The cat man answered her call by coming out of the inn to meet her.
They stood face-to-face and the cat man smiled again, and reached for her.
She could have stepped away, but she did not. She moved forward and allowed his hand to touch her back.
How it hurt!
The unmagic was terrible enough when it touched the ground she walked across. But this was inside her, not to be turned away from, never to be escaped. It burned and cut through her vitals. She thought she had no more heart to beat, no more lungs to pump air.
She could hear the cat man’s soft laughter. “You do not fight against me at all. Do you wish for death, then?”
And the hound found it in herself to spit and stiffen and to feel that she still had a body, though she did not know how. It took her another moment to find her magic and to pull it around herself like a cloak. It was not enough.
As she expected, the cat man’s unmagic burned through.
She pulled up her magic once more. This time she did not use it as a defense, but pressed it into the cat man.
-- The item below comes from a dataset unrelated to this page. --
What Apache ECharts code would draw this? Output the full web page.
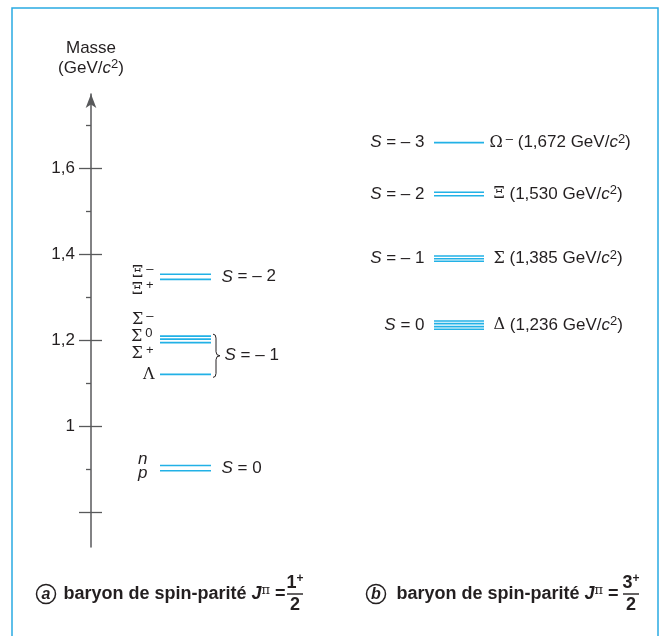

As she did so, she thought of all the moments that had made her life precious and sharp with joy.
Her first hunt.
Her first coupling with her mate.
The birth of her daughter.
The first sight of the princess.
The smell of the bear in the cave.
The wild man’s gap in time.
Her new body.
Her own magic.
And now this.
Even this pain was life. She savored it, and pressed that feeling against the cat man.
This was her magic, and she poured it into him until he drowned in it. It had been so long since he felt true magic, and even then it had not been magic like this.
As she touched him, she saw also his plans for the future. To go south, to conquer animals and humans there, then to return north when he had enough unmagic to finish the destruction completely. It was not only this kingdom that he had threatened. His plan had been an ambitious one, almost like a man’s.
The hound drained him of all memories, of all hatred, of all he had been.
Then he was a cat again. The creature in her arms gasped and choked, but there was still some life in it.
The hound was nearly drained herself. She knew it would take all of her magic to finish him. When she was done, she would no longer be able to change between forms. She did not think about it but simply let the magic drain out of her.
And as she did so, she changed once more into a human woman, still in her filthy gown. She was only partly surprised that in her deepest self she was now human.
The cat shivered once as the last of Chala’s magic was pressed into him, then sagged against her.
Pulling away from him, damp with human sweat, constricted by the tight bands of fabric around her chest, Chala did not regret her choice.
The wonderful new power she had shared with Richon, to change freely from animal to human, had not lasted long, after all. And now she had given it up, not for him or his kingdom, but for the future world that would have been threatened by the cat man’s continued existence.
To no longer be a hound, that was a loss she would have to come to accept. But to never be human again, to lose Richon, to return to what she had been—she could never have come to accept that.